[BEGIN PROVIDED MATERIAL]

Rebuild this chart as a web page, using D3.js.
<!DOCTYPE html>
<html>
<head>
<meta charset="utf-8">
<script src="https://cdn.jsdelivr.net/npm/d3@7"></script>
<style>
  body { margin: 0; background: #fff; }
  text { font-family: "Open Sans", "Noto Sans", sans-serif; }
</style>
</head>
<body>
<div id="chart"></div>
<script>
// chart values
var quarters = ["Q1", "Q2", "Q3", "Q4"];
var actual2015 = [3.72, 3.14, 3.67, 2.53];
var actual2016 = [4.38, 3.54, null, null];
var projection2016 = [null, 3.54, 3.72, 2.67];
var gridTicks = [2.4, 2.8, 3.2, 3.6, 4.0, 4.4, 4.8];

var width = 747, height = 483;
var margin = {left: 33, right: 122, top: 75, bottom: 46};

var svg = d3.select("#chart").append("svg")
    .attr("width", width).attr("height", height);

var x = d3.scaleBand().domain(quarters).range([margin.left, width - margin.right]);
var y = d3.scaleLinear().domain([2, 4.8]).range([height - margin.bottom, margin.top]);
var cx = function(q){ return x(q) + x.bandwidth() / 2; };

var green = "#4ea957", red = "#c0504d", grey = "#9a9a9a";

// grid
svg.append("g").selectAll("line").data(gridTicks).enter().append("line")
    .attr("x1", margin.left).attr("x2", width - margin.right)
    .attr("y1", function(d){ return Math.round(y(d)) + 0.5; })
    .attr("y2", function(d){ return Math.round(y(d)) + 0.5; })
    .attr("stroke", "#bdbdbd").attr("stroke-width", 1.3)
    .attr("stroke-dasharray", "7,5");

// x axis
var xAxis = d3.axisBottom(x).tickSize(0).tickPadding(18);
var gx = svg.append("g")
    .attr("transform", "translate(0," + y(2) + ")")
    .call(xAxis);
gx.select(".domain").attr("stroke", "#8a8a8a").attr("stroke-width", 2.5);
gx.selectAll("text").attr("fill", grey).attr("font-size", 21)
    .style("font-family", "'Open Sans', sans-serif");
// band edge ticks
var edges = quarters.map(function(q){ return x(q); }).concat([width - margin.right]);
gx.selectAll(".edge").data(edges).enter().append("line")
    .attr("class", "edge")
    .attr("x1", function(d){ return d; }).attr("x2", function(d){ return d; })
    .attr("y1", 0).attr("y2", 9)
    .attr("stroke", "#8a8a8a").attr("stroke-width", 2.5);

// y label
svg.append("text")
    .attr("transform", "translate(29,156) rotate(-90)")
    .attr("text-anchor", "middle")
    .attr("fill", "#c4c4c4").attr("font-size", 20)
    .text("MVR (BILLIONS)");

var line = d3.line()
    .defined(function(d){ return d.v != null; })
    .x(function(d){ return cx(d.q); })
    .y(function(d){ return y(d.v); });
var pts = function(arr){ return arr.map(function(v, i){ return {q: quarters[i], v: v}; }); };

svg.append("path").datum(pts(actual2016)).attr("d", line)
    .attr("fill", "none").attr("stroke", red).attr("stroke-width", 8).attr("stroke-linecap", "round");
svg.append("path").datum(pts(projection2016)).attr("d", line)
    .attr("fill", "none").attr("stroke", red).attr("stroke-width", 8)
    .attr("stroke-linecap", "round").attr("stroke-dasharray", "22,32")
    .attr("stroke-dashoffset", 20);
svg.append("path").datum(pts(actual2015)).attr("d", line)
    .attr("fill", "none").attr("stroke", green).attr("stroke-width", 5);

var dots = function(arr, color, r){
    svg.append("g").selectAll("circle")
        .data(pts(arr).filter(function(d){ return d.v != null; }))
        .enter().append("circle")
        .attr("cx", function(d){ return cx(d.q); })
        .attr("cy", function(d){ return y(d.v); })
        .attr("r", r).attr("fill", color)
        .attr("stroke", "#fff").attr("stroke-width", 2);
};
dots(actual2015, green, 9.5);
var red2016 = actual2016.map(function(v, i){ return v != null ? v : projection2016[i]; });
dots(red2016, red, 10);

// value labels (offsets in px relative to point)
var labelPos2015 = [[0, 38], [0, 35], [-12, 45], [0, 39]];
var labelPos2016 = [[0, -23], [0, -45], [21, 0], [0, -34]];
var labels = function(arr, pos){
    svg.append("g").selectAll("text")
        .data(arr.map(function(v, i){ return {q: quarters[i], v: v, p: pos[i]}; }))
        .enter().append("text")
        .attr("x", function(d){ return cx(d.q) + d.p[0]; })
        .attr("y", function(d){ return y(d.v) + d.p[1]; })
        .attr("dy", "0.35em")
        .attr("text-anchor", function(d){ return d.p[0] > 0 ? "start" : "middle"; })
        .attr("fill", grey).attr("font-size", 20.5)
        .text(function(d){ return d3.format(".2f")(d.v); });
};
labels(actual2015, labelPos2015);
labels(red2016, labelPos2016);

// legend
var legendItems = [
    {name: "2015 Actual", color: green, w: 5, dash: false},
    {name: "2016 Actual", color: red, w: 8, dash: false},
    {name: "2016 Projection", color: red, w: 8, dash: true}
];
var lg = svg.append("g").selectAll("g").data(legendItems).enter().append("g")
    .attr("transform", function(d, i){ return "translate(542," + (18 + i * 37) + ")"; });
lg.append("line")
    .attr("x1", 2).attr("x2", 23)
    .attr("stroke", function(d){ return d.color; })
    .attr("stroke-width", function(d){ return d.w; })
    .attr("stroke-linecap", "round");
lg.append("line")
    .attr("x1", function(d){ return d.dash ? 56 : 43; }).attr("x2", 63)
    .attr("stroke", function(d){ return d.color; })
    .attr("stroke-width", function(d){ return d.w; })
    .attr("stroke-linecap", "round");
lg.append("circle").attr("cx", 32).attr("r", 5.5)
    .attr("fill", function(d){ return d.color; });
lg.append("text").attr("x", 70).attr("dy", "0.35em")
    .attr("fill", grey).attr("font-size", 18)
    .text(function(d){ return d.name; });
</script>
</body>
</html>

[END PROVIDED MATERIAL]

PROBLEM TO WORK ON:
Set out the complete listing exactly as shown.

CORRECT RESULT:
Rebuild this chart as a web page, using D3.js.
<!DOCTYPE html>
<html>
<head>
<meta charset="utf-8">
<script src="https://cdn.jsdelivr.net/npm/d3@7"></script>
<style>
  body { margin: 0; background: #fff; }
  text { font-family: "Open Sans", "Noto Sans", sans-serif; }
</style>
</head>
<body>
<div id="chart"></div>
<script>
// chart values
var quarters = ["Q1", "Q2", "Q3", "Q4"];
var actual2015 = [3.72, 3.14, 3.67, 2.53];
var actual2016 = [4.38, 3.54, null, null];
var projection2016 = [null, 3.54, 3.72, 2.67];
var gridTicks = [2.4, 2.8, 3.2, 3.6, 4.0, 4.4, 4.8];

var width = 747, height = 483;
var margin = {left: 33, right: 122, top: 75, bottom: 46};

var svg = d3.select("#chart").append("svg")
    .attr("width", width).attr("height", height);

var x = d3.scaleBand().domain(quarters).range([margin.left, width - margin.right]);
var y = d3.scaleLinear().domain([2, 4.8]).range([height - margin.bottom, margin.top]);
var cx = function(q){ return x(q) + x.bandwidth() / 2; };

var green = "#4ea957", red = "#c0504d", grey = "#9a9a9a";

// grid
svg.append("g").selectAll("line").data(gridTicks).enter().append("line")
    .attr("x1", margin.left).attr("x2", width - margin.right)
    .attr("y1", function(d){ return Math.round(y(d)) + 0.5; })
    .attr("y2", function(d){ return Math.round(y(d)) + 0.5; })
    .attr("stroke", "#bdbdbd").attr("stroke-width", 1.3)
    .attr("stroke-dasharray", "7,5");

// x axis
var xAxis = d3.axisBottom(x).tickSize(0).tickPadding(18);
var gx = svg.append("g")
    .attr("transform", "translate(0," + y(2) + ")")
    .call(xAxis);
gx.select(".domain").attr("stroke", "#8a8a8a").attr("stroke-width", 2.5);
gx.selectAll("text").attr("fill", grey).attr("font-size", 21)
    .style("font-family", "'Open Sans', sans-serif");
// band edge ticks
var edges = quarters.map(function(q){ return x(q); }).concat([width - margin.right]);
gx.selectAll(".edge").data(edges).enter().append("line")
    .attr("class", "edge")
    .attr("x1", function(d){ return d; }).attr("x2", function(d){ return d; })
    .attr("y1", 0).attr("y2", 9)
    .attr("stroke", "#8a8a8a").attr("stroke-width", 2.5);

// y label
svg.append("text")
    .attr("transform", "translate(29,156) rotate(-90)")
    .attr("text-anchor", "middle")
    .attr("fill", "#c4c4c4").attr("font-size", 20)
    .text("MVR (BILLIONS)");

var line = d3.line()
    .defined(function(d){ return d.v != null; })
    .x(function(d){ return cx(d.q); })
    .y(function(d){ return y(d.v); });
var pts = function(arr){ return arr.map(function(v, i){ return {q: quarters[i], v: v}; }); };

svg.append("path").datum(pts(actual2016)).attr("d", line)
    .attr("fill", "none").attr("stroke", red).attr("stroke-width", 8).attr("stroke-linecap", "round");
svg.append("path").datum(pts(projection2016)).attr("d", line)
    .attr("fill", "none").attr("stroke", red).attr("stroke-width", 8)
    .attr("stroke-linecap", "round").attr("stroke-dasharray", "22,32")
    .attr("stroke-dashoffset", 20);
svg.append("path").datum(pts(actual2015)).attr("d", line)
    .attr("fill", "none").attr("stroke", green).attr("stroke-width", 5);

var dots = function(arr, color, r){
    svg.append("g").selectAll("circle")
        .data(pts(arr).filter(function(d){ return d.v != null; }))
        .enter().append("circle")
        .attr("cx", function(d){ return cx(d.q); })
        .attr("cy", function(d){ return y(d.v); })
        .attr("r", r).attr("fill", color)
        .attr("stroke", "#fff").attr("stroke-width", 2);
};
dots(actual2015, green, 9.5);
var red2016 = actual2016.map(function(v, i){ return v != null ? v : projection2016[i]; });
dots(red2016, red, 10);

// value labels (offsets in px relative to point)
var labelPos2015 = [[0, 38], [0, 35], [-12, 45], [0, 39]];
var labelPos2016 = [[0, -23], [0, -45], [21, 0], [0, -34]];
var labels = function(arr, pos){
    svg.append("g").selectAll("text")
        .data(arr.map(function(v, i){ return {q: quarters[i], v: v, p: pos[i]}; }))
        .enter().append("text")
        .attr("x", function(d){ return cx(d.q) + d.p[0]; })
        .attr("y", function(d){ return y(d.v) + d.p[1]; })
        .attr("dy", "0.35em")
        .attr("text-anchor", function(d){ return d.p[0] > 0 ? "start" : "middle"; })
        .attr("fill", grey).attr("font-size", 20.5)
        .text(function(d){ return d3.format(".2f")(d.v); });
};
labels(actual2015, labelPos2015);
labels(red2016, labelPos2016);

// legend
var legendItems = [
    {name: "2015 Actual", color: green, w: 5, dash: false},
    {name: "2016 Actual", color: red, w: 8, dash: false},
    {name: "2016 Projection", color: red, w: 8, dash: true}
];
var lg = svg.append("g").selectAll("g").data(legendItems).enter().append("g")
    .attr("transform", function(d, i){ return "translate(542," + (18 + i * 37) + ")"; });
lg.append("line")
    .attr("x1", 2).attr("x2", 23)
    .attr("stroke", function(d){ return d.color; })
    .attr("stroke-width", function(d){ return d.w; })
    .attr("stroke-linecap", "round");
lg.append("line")
    .attr("x1", function(d){ return d.dash ? 56 : 43; }).attr("x2", 63)
    .attr("stroke", function(d){ return d.color; })
    .attr("stroke-width", function(d){ return d.w; })
    .attr("stroke-linecap", "round");
lg.append("circle").attr("cx", 32).attr("r", 5.5)
    .attr("fill", function(d){ return d.color; });
lg.append("text").attr("x", 70).attr("dy", "0.35em")
    .attr("fill", grey).attr("font-size", 18)
    .text(function(d){ return d.name; });
</script>
</body>
</html>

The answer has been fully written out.